Junto al Enigma de Nazca, la virginidad de María o la reproducción ovípara del ornitorrinco, también podría figurar en la lista de fenómenos extraños el hecho de que algunos modelos, metodologías o herramientas concebidas para engrasar los mecanismos de desarrollo, cambio y evolución de una organización se conviertan, en no pocos casos, en su principal lastre, entorpeciendo y frenando su avance debido a la obsesión neurótica por el control que supura de los poros de aquellos que las gestionan.
Ejemplos hay muchos, quizás el más comentado sea el del lugar que acaba ocupando la planificación en algunas organizaciones debido al estrepitoso choque que se da entre su necesidad de revisión constante y aquellas actitudes consagradas a perseguir y cortar de raíz cualquier herejía que se desvíe de la concepción inicial.
Algo similar sucede también con los servicios informáticos de muchas organizaciones, principalmente públicas. No es raro que estos servicios que debieran caracterizarse por ser parte substancial del cambio organizativo y ser identificados como agentes absolutamente entregados a su instrumentalización, colisionen más o menos aparatosamente con cualquier proyecto que no emane de ellos mismos, alegando una o varias de las múltiples razones que suelen utilizarse y que normalmente están relacionadas con la incompatibilidad de las plataformas, la seguridad de los sistemas, la prioridad para la organización o las socorridas sobrecargas de trabajo.

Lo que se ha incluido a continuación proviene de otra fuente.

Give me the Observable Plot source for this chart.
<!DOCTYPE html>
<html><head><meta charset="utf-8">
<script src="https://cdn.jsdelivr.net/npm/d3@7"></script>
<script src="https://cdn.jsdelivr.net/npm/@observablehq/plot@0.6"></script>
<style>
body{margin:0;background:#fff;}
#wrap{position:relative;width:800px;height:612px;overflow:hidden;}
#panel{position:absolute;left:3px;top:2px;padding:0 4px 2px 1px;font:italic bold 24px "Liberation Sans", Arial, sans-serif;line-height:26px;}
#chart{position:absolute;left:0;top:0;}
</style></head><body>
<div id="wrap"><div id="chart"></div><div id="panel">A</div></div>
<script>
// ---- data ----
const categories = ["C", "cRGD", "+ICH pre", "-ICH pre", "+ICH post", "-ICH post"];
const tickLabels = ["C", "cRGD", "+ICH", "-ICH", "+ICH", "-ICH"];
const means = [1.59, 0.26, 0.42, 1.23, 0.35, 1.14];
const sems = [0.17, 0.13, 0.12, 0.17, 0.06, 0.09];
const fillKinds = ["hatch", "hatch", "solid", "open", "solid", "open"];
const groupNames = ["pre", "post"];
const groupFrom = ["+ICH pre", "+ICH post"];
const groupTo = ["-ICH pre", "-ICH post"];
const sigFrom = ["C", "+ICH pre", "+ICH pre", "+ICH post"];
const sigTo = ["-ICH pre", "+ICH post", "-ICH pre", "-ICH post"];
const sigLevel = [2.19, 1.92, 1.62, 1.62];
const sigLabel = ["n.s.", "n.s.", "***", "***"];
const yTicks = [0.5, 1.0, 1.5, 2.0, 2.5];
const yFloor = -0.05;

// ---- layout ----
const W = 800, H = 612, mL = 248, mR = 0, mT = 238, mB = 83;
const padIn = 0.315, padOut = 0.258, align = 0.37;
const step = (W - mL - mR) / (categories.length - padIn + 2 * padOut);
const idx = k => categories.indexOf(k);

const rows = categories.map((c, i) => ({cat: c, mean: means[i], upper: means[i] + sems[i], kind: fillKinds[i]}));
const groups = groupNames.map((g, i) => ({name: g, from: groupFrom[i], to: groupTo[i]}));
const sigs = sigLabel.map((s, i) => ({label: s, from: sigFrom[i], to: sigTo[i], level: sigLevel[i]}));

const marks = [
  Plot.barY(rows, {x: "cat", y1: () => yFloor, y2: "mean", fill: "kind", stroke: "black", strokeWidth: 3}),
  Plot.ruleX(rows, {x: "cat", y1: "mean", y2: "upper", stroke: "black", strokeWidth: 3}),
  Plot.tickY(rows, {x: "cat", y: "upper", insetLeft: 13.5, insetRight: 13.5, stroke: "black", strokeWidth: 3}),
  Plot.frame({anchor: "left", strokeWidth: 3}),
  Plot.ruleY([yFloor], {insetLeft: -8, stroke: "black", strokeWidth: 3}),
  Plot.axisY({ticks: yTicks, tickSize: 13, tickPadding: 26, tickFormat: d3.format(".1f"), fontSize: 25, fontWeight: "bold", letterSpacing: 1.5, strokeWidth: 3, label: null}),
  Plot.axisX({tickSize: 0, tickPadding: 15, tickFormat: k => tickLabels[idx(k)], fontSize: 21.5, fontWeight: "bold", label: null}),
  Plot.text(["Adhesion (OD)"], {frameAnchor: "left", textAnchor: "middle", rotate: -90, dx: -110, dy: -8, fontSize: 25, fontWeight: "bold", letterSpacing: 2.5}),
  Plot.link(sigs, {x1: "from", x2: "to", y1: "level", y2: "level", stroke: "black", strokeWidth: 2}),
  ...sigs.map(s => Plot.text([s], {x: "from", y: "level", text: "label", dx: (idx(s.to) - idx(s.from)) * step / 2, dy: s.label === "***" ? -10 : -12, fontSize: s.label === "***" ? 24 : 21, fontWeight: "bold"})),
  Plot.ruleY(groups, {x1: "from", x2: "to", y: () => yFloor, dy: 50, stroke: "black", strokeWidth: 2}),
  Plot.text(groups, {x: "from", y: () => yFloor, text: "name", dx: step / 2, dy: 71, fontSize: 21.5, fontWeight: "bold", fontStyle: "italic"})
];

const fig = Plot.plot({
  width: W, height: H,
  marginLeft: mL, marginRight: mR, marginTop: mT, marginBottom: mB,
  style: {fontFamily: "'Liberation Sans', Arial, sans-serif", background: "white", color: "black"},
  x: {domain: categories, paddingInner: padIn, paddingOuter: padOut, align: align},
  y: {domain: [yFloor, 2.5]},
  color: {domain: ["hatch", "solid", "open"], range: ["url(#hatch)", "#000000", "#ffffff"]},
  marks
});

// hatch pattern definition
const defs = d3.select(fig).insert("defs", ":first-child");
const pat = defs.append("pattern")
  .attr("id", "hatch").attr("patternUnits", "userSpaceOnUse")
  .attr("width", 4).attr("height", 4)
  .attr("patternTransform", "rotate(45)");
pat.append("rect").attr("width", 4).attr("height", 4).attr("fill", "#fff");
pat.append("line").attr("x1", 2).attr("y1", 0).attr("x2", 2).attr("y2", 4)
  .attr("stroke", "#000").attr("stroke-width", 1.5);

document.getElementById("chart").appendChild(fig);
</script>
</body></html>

Es una realidad conocida el que no pocos gestores del cambio organizativo opten por tirar millas, de manera más o menos subversiva, intentando pasar desapercibidos y fuera del alcance de los radares de unos servicios informáticos que actúan más como censores o inquisidores dominicos que como aquellos que debieran mantener viva, estimular y hacer posible la actualización, la innovación y el desarrollo de la organización.
Pero quizás uno de los casos más flagrantes de cómo algunos modelos pensados para el desarrollo organizativo se han convertido en verdaderos corsés, que inmovilizan y asfixian a la organización con el único objetivo de exhibir un talle esbelto, es el de la calidad.

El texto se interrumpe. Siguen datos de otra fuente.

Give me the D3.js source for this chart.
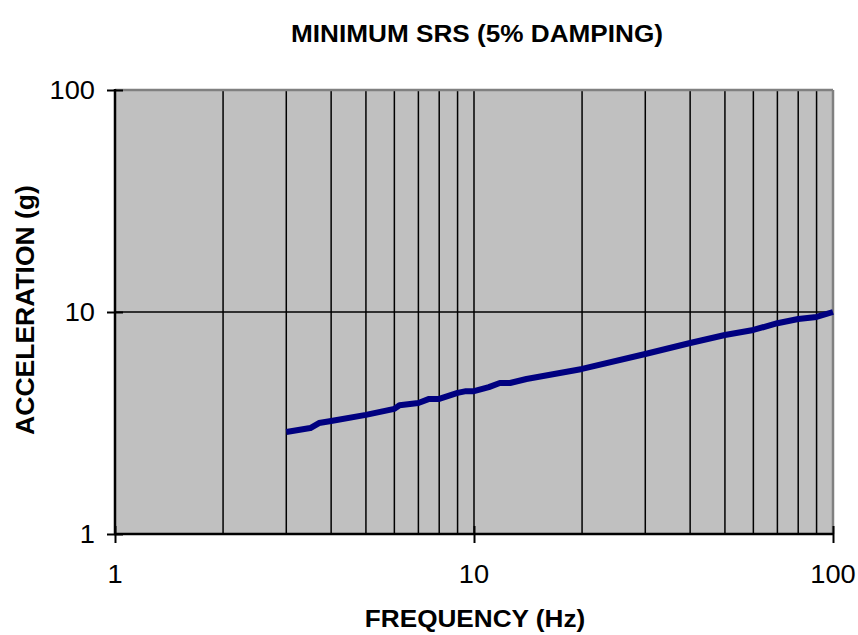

La calidad, concebida para el bien hacer e incluso a veces, para el bien estar, ha pasado a convertirse en religión en no pocos marcos organizativos donde los responsables de gestionarlos se erigen cual sacerdotes en sus púlpitos exhortando a los feligreses a mantenerse alerta ante cualquier injerencia interna o externa que los aparte del libro sagrado en el que han convertido sus manuales de calidad.

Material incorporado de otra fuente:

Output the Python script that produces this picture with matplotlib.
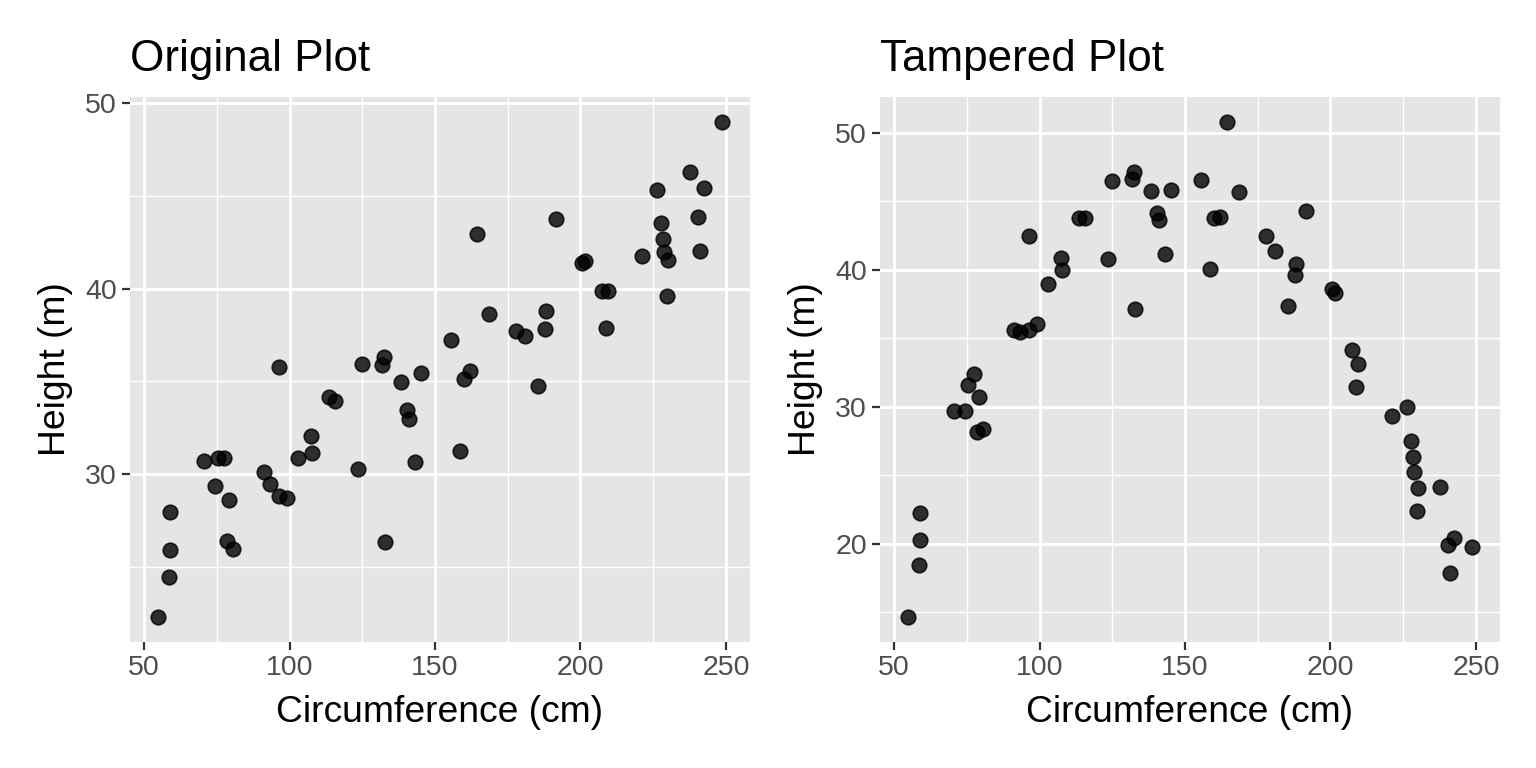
import matplotlib.pyplot as plt
import numpy as np

plt.rcParams['font.family'] = ['Liberation Sans', 'DejaVu Sans']

# circumference (cm), shared by both panels
circumference = [54.8, 58.4, 59.0, 59.0, 70.5, 74.3, 75.3, 77.6, 78.4, 79.3, 80.4,
                 91.1, 93.2, 96.2, 96.5, 99.1, 103.0, 107.4, 107.7, 113.6, 115.5,
                 123.6, 124.8, 131.6, 132.5, 132.8, 138.3, 140.4, 141.0, 143.0, 145.3,
                 155.5, 158.5, 160.1, 162.0, 164.4, 168.6, 178.0, 181.0, 185.3, 187.9,
                 188.3, 191.5, 200.4, 201.5, 207.4, 208.9, 209.5, 221.3, 226.4, 227.7,
                 228.3, 228.8, 229.7, 230.2, 237.8, 240.5, 241.1, 242.4, 248.6]

# original heights (m)
height_original = [22.27, 24.43, 25.92, 27.97, 30.69, 29.37, 30.85, 30.85, 26.40, 28.59, 25.97,
                   30.13, 29.48, 35.79, 28.82, 28.73, 30.87, 32.04, 31.15, 34.14, 33.93,
                   30.26, 35.94, 35.90, 36.30, 26.35, 34.98, 33.46, 32.99, 30.65, 35.47,
                   37.23, 31.25, 35.13, 35.56, 42.97, 38.65, 37.72, 37.45, 34.77, 37.83,
                   38.80, 43.74, 41.39, 41.51, 39.89, 37.86, 39.89, 41.76, 45.32, 43.56,
                   42.68, 41.96, 39.62, 41.55, 46.29, 43.87, 42.05, 45.41, 49.01]

# tampered heights (m)
height_tampered = [14.64, 18.44, 20.26, 22.26, 29.68, 29.73, 31.63, 32.41, 28.18, 30.70, 28.42,
                   35.64, 35.47, 42.48, 35.59, 36.03, 38.98, 40.85, 40.02, 43.77, 43.77,
                   40.77, 46.52, 46.64, 47.12, 37.18, 45.74, 44.13, 43.62, 41.19, 45.84,
                   46.54, 40.09, 43.77, 43.87, 50.82, 45.66, 42.48, 41.39, 37.39, 39.61,
                   40.46, 44.31, 38.61, 38.32, 34.13, 31.46, 33.14, 29.31, 30.02, 27.52,
                   26.32, 25.28, 22.43, 24.06, 24.16, 19.95, 17.85, 20.44, 19.78]

panel_titles = ['Original Plot', 'Tampered Plot']
y_major = [[30, 40, 50], [20, 30, 40, 50]]
y_minor = [[25, 35, 45], [15, 25, 35, 45]]
x_major = [50, 100, 150, 200, 250]
x_minor = [75, 125, 175, 225]

W, H = 1536, 768
fig = plt.figure(figsize=(W / 100, H / 100), dpi=100)
fig.patch.set_facecolor('white')

panel_left = [130, 880]
panel_w, panel_bottom, panel_h = 620, 126, 545


def expand(vals, frac=0.05):
    lo, hi = min(vals), max(vals)
    pad = (hi - lo) * frac
    return lo - pad, hi + pad


for i, heights in enumerate([height_original, height_tampered]):
    ax = fig.add_axes([panel_left[i] / W, panel_bottom / H, panel_w / W, panel_h / H])
    ax.set_facecolor('#E5E5E5')
    for s in ax.spines.values():
        s.set_visible(False)

    ax.set_xlim(*expand(circumference))
    ax.set_ylim(*expand(heights))

    ax.set_xticks(x_major)
    ax.set_xticks(x_minor, minor=True)
    ax.set_yticks(y_major[i])
    ax.set_yticks(y_minor[i], minor=True)

    ax.grid(which='major', color='white', linewidth=2.1)
    ax.grid(which='minor', color='white', linewidth=1.0)
    ax.set_axisbelow(True)

    ax.tick_params(which='major', length=5.5, width=1.6, color='#333333',
                   labelsize=20.5, labelcolor='#4D4D4D', pad=4)
    ax.tick_params(which='minor', length=0)

    ax.scatter(circumference, heights, s=110, color='black', alpha=0.8,
               edgecolors='black', linewidths=1.2, zorder=3)

    ax.set_xlabel('Circumference (cm)', fontsize=26.8, color='black', labelpad=10)
    ax.set_ylabel('Height (m)', fontsize=26.8, color='black', labelpad=9)
    ax.set_title(panel_titles[i], loc='left', fontsize=31.7, color='black', pad=19)

fig.savefig('out.png', dpi=100, facecolor='white')
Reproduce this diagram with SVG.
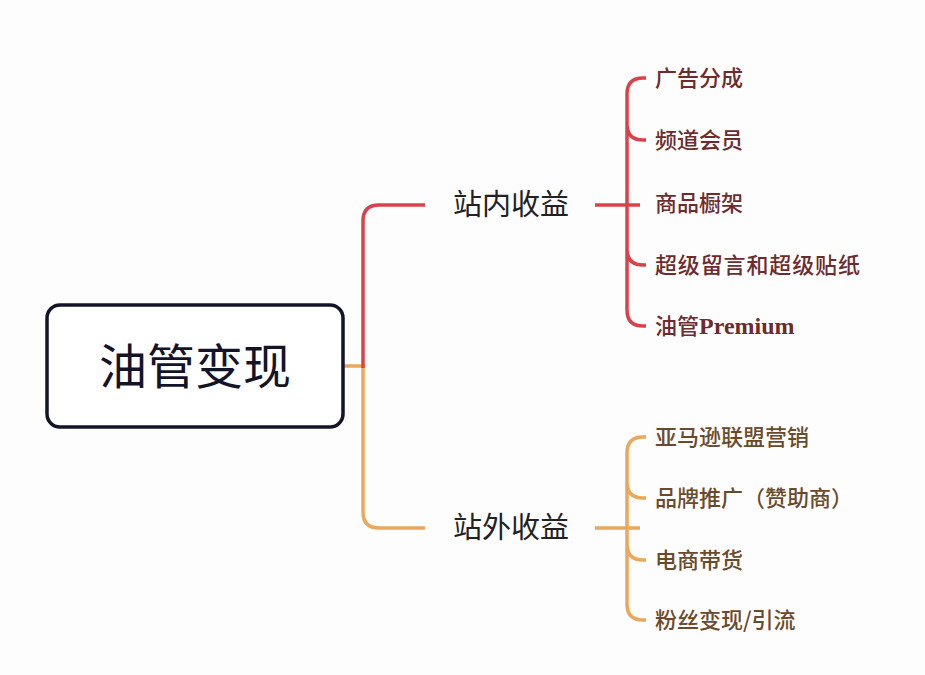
<svg xmlns="http://www.w3.org/2000/svg" width="925" height="675" viewBox="0 0 925 675">
<style>
.c{fill:none;stroke-width:3.5;stroke-linecap:butt}
.r{stroke:#d9414b}.o{stroke:#e9a85c}
text{font-family:"Noto Sans CJK SC","Noto Sans",sans-serif}
.l1{font-size:29px;fill:#222}
.lr{font-size:22px;fill:#6e2b2e;font-weight:500}
.lo{font-size:22px;fill:#6b4a2c;font-weight:500}
</style>
<rect width="925" height="675" fill="#fdfdfd"/>
<g id="connectors">
<path class="c o" d="M343 366H363V512Q363 528 379 528H425"/>
<path class="c r" d="M363 368V221Q363 205 379 205H425"/>
<path class="c r" d="M595 205H640M627 205V94Q627 78 643 78H646M627 124Q627 140 643 140H646M627 249Q627 265 643 265H646M627 205V310Q627 326 643 326H646"/>
<path class="c o" d="M595 528H640M627 528V453Q627 437 643 437H646M627 482Q627 498 643 498H646M627 544Q627 560 643 560H646M627 528V604Q627 620 643 620H646"/>
</g>
<g id="root"><rect x="47" y="305" width="296" height="122" rx="13" fill="#fff" stroke="#141428" stroke-width="3.5"/><text x="195" y="384" font-size="48" fill="#141428" text-anchor="middle">油管变现</text></g>
<g id="n1"><text class="l1" x="453" y="215">站内收益</text></g>
<g id="n2"><text class="l1" x="453" y="538">站外收益</text></g>
<g id="r1"><text class="lr" x="655" y="86">广告分成</text></g>
<g id="r2"><text class="lr" x="655" y="148">频道会员</text></g>
<g id="r3"><text class="lr" x="655" y="211">商品橱架</text></g>
<g id="r4"><text class="lr" x="655" y="273" textLength="205">超级留言和超级贴纸</text></g>
<g id="r5"><text class="lr" x="655" y="334">油管<tspan font-family="'Liberation Serif',serif" font-size="24" font-weight="bold">Premium</tspan></text></g>
<g id="o1"><text class="lo" x="655" y="445">亚马逊联盟营销</text></g>
<g id="o2"><text class="lo" x="655" y="506">品牌推广（赞助商）</text></g>
<g id="o3"><text class="lo" x="655" y="568">电商带货</text></g>
<g id="o4"><text class="lo" x="655" y="628">粉丝变现/引流</text></g>
</svg>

De este modo, normas y modelos pensados para engrasar los engranajes de la organización, facilitar el trabajo y, en definitiva, favorecer la adaptación al entorno en el que ésta adquiere su sentido, pueden pasar a ser el sentido mismo de la organización, usurpando el centro de toda la atención y convertiéndose en prendas que se ciñen hasta el punto de definir curvas imposibles y ahogar en sus marcos normativos la obertura de miras, flexibilidad, tolerancia al error y libertad de movimiento que tanto requieren estos tiempos.
El porqué sucede esto sigue siendo un misterio, aunque sea fácil inferir que la necesidad de cambio y crecimiento de la organización sucumbe con cierta facilidad ante la cortedad de miras, rigidez o simple necesidad egocéntrica por figurar de aquellos responsables de gestionar esos modelos, los cuales, para más inri, suelen contar entre sus habilidades la de hipnotizar y embobar a la organización con complicados encantamientos metodológicos y promesas de modernidad capaces de ocultar la infelicidad, la simplonería y la caspa en la que se van sumergiendo poco a poco.
Ante esto poco se puede hacer, de hecho, hacer, lo que se dice hacer, no suele poderse hacer nada.